Tempe, Membalik Nasib Pengimpor Kedelai
Selama puluhan tahun Indonesia bergantung pada kedelai impor. Kini tempe, produk kedelai, diekspor ke banyak negara.
Tidak pernah terbayang oleh Cucup Ruhiyat, usaha pembuatan tempe tradisional yang digelutinya sekarang menjelma menjadi industri skala ekspor bervolume puluhan ton per bulan. Bahkan, salah satu pasarnya adalah Amerika Serikat, negara asal kedelai yang mereka impor untuk bahan baku tempe.
Dengan merek dagang Azaki, tempe beku produksi Rumah Tempe Azaki itu telah menembus pasar di empat negara. Selain AS, Azaki sudah merambah konsumen di Jepang, Korea Selatan, dan Taiwan.
”Tanggal 30 November nanti kami ekspor 3 ton tempe ke pasar baru, Hong Kong,” ujar Cucup yang juga menjabat Direktur Utama Rumah Tempe Azaki saat dihubungi, Senin (27/11/2023).
Melalui pabrik di Bogor, Jawa Barat, Rumah Tempe Azaki menapaki cerita sukses ekspor tempe sejak 2021. Total ekspornya kini mencapai 40-50 ton setiap bulan. Ini sekaligus menjadi pabrik tempe terbesar di dunia, dengan kapasitas produksi 135 ton per bulan.
Cucup pun tengah membidik sejumlah negara lain untuk pemas ran produknya, di antaranya China dan India. Selain itu, perusahaannya juga mengembangkan produk lain untuk diekspor, yakni keripik tempe.
Di tengah masih bergantungnya Indonesia pada impor kedelai, ekspor tempe yang dilakukan Azaki menjadi salah satu ”obat penawar”. Bahan baku yang diimpor diberi nilai tambah, kemudian diekspor.
Berdasarkan data Badan Pusat Statistik, pada 2022, volume impor kedelai sebesar 2,3 juta ton.

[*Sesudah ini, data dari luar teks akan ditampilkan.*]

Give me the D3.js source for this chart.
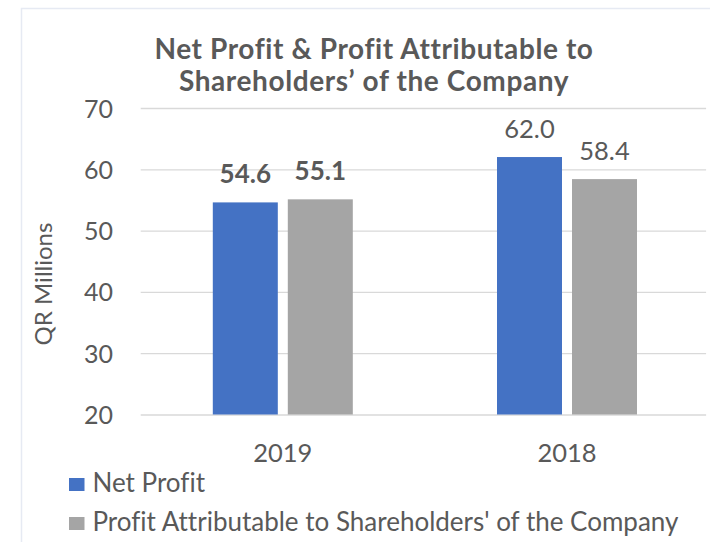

Dari jumlah itu, 1,9 juta ton (83 persen) berasal dari AS. Adapun produksi kedelai dalam negeri hanya sekitar 300.000 ton.
Melalui ekspor tempe, kedelai jadi pengungkit nilai tambah yang akan dinikmati di dalam negeri. Cucup menjelaskan, profit ekspor bisa 2-3 kali lipat lebih besar daripada penjualan di dalam negeri. Keuntungan lain bagi perekon mian nasional adalah penyerapan tenaga kerja dan perputaran uang dari rantai produksi.
Peluang lebar
Dalam diskusi bertajuk ”Tempe and Sustainability” yang digelar di Sleman, DI Yogyakarta, Kamis (23/11/2023), perihal ekspor tempe ini juga dibahas oleh Sekretaris Jenderal Forum Tempe Indonesia (FTI) Muhammad Ridha. FTI merupakan organisasi nonprofit yang membantu pengembangan industri kecil tempe dan promosi tempe. Tempe Azaki merupakan salah satu binaan FTI.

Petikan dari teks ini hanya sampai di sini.